INPUT DATA:
□ □ □ □

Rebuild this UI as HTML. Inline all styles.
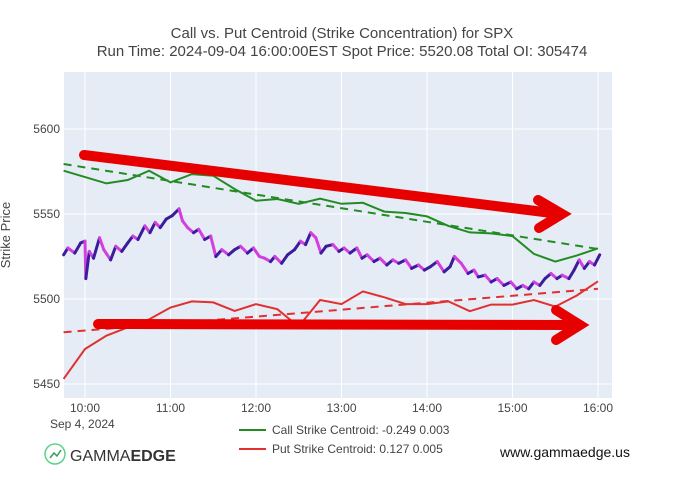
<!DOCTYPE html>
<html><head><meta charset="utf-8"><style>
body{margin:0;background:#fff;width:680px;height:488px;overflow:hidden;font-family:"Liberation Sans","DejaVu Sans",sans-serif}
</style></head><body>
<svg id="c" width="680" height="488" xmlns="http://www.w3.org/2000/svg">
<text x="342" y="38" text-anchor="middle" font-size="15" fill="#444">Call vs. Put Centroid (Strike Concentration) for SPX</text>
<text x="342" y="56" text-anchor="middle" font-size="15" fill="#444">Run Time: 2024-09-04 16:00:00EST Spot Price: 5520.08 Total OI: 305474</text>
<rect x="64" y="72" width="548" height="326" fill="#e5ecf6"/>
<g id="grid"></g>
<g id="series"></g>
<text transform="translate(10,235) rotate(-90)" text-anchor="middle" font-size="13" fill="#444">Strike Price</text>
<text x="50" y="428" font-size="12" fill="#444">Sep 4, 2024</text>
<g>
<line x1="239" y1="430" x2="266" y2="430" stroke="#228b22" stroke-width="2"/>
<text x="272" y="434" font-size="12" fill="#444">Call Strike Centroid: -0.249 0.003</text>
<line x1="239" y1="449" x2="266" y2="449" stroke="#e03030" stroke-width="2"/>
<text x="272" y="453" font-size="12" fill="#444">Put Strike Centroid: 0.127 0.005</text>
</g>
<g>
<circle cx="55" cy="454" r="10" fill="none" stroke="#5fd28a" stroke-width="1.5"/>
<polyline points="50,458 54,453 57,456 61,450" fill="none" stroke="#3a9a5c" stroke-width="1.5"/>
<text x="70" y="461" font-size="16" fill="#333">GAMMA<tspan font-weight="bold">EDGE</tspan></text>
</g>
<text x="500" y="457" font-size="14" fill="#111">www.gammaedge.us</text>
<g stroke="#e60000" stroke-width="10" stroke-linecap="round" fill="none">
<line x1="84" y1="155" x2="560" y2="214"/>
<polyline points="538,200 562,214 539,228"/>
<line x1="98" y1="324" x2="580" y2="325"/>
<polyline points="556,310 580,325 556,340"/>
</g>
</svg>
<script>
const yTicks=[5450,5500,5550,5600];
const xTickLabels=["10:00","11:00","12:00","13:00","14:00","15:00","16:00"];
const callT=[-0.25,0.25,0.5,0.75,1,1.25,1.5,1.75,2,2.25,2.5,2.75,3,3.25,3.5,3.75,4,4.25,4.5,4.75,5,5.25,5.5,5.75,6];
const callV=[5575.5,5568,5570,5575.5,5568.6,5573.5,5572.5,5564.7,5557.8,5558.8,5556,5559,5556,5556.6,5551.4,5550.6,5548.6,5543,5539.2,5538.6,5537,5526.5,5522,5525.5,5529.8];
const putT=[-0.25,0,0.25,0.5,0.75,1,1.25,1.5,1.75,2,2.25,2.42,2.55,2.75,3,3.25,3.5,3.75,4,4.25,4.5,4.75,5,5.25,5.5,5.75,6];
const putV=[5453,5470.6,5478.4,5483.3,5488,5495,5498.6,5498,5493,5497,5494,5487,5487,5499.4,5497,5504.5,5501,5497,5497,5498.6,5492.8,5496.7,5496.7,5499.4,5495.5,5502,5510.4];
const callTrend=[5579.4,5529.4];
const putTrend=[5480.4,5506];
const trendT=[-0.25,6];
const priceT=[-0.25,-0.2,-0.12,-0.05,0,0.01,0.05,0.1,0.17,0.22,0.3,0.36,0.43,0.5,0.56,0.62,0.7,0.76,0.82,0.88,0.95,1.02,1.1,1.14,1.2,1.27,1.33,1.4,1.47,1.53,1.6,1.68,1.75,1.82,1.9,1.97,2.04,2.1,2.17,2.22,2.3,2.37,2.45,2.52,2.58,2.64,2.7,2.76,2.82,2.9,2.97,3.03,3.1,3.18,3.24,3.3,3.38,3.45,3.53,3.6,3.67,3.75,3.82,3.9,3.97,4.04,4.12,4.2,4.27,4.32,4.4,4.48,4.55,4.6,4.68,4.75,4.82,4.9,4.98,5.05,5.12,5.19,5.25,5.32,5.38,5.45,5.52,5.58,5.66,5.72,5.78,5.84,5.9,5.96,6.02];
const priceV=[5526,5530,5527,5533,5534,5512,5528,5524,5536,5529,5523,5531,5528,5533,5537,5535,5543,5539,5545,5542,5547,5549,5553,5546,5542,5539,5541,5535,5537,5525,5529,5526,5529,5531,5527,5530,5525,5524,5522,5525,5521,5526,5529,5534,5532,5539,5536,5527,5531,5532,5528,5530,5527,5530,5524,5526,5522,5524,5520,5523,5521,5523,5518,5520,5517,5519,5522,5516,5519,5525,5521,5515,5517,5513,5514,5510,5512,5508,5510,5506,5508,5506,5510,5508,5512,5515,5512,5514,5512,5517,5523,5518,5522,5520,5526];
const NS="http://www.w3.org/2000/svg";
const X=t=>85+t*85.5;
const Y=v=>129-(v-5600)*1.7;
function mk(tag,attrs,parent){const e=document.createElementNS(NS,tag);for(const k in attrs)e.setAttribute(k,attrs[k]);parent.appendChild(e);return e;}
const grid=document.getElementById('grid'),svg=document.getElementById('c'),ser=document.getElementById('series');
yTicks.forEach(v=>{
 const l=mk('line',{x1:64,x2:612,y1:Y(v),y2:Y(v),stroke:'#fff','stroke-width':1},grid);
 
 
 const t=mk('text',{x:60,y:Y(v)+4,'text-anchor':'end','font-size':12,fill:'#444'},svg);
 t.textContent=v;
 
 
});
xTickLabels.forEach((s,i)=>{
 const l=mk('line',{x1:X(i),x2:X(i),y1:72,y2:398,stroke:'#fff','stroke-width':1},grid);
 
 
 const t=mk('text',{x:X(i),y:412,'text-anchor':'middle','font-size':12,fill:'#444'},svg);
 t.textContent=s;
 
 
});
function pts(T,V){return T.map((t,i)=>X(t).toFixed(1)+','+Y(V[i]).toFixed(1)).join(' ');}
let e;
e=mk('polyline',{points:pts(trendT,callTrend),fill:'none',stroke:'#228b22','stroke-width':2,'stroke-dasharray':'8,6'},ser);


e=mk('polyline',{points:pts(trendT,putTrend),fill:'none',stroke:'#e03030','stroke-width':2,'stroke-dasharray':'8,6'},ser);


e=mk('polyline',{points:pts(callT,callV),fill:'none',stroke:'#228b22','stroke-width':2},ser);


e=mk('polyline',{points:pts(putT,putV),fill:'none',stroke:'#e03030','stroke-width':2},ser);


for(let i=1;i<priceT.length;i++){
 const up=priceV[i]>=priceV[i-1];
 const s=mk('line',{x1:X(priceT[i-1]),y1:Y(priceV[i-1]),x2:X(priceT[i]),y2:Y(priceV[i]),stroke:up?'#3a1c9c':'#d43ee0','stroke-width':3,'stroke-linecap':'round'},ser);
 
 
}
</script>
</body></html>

□ □ □ □

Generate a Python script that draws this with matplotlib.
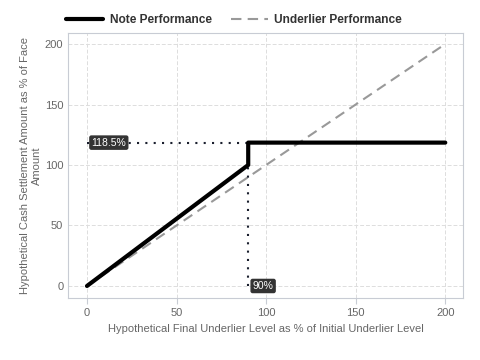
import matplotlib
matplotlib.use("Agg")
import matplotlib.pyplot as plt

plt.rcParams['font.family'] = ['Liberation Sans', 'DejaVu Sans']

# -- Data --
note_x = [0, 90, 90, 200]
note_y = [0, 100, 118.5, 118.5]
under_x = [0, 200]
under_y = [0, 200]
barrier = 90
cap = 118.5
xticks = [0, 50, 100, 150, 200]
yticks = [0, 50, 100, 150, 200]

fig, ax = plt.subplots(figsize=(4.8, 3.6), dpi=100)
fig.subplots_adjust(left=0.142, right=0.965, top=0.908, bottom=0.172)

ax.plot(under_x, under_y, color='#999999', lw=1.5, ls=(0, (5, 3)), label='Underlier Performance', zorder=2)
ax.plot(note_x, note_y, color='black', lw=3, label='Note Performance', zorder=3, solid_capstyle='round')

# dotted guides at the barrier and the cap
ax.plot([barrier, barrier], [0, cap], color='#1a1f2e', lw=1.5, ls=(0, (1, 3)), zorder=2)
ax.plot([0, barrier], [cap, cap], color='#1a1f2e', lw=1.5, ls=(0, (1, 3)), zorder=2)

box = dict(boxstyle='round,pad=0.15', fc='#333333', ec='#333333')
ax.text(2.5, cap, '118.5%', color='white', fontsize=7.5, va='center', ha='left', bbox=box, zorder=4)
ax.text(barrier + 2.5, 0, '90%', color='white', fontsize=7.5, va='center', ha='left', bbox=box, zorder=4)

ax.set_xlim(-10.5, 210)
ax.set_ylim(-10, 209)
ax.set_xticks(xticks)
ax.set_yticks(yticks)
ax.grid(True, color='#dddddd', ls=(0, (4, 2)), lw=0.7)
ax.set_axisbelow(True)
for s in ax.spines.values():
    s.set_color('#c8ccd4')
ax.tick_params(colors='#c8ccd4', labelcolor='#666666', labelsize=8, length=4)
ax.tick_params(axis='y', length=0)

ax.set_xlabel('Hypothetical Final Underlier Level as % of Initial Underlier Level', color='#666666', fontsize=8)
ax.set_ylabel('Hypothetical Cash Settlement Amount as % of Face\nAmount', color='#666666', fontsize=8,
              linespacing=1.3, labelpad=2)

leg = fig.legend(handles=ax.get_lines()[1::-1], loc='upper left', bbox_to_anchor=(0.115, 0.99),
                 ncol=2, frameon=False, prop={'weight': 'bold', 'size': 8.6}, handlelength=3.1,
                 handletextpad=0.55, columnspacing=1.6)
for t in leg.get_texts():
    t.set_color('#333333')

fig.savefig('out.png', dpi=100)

□ □ □ □

TASK DIRECTIONS: All lines above from the one containing "Generate a Python" through the one containing "right=0.965, top=0.908, bottom=0.172)" are to be quoted exactly, and only those; pictures are left out.

COMPLETE OUTPUT:
Generate a Python script that draws this with matplotlib.
import matplotlib
matplotlib.use("Agg")
import matplotlib.pyplot as plt

plt.rcParams['font.family'] = ['Liberation Sans', 'DejaVu Sans']

# -- Data --
note_x = [0, 90, 90, 200]
note_y = [0, 100, 118.5, 118.5]
under_x = [0, 200]
under_y = [0, 200]
barrier = 90
cap = 118.5
xticks = [0, 50, 100, 150, 200]
yticks = [0, 50, 100, 150, 200]

fig, ax = plt.subplots(figsize=(4.8, 3.6), dpi=100)
fig.subplots_adjust(left=0.142, right=0.965, top=0.908, bottom=0.172)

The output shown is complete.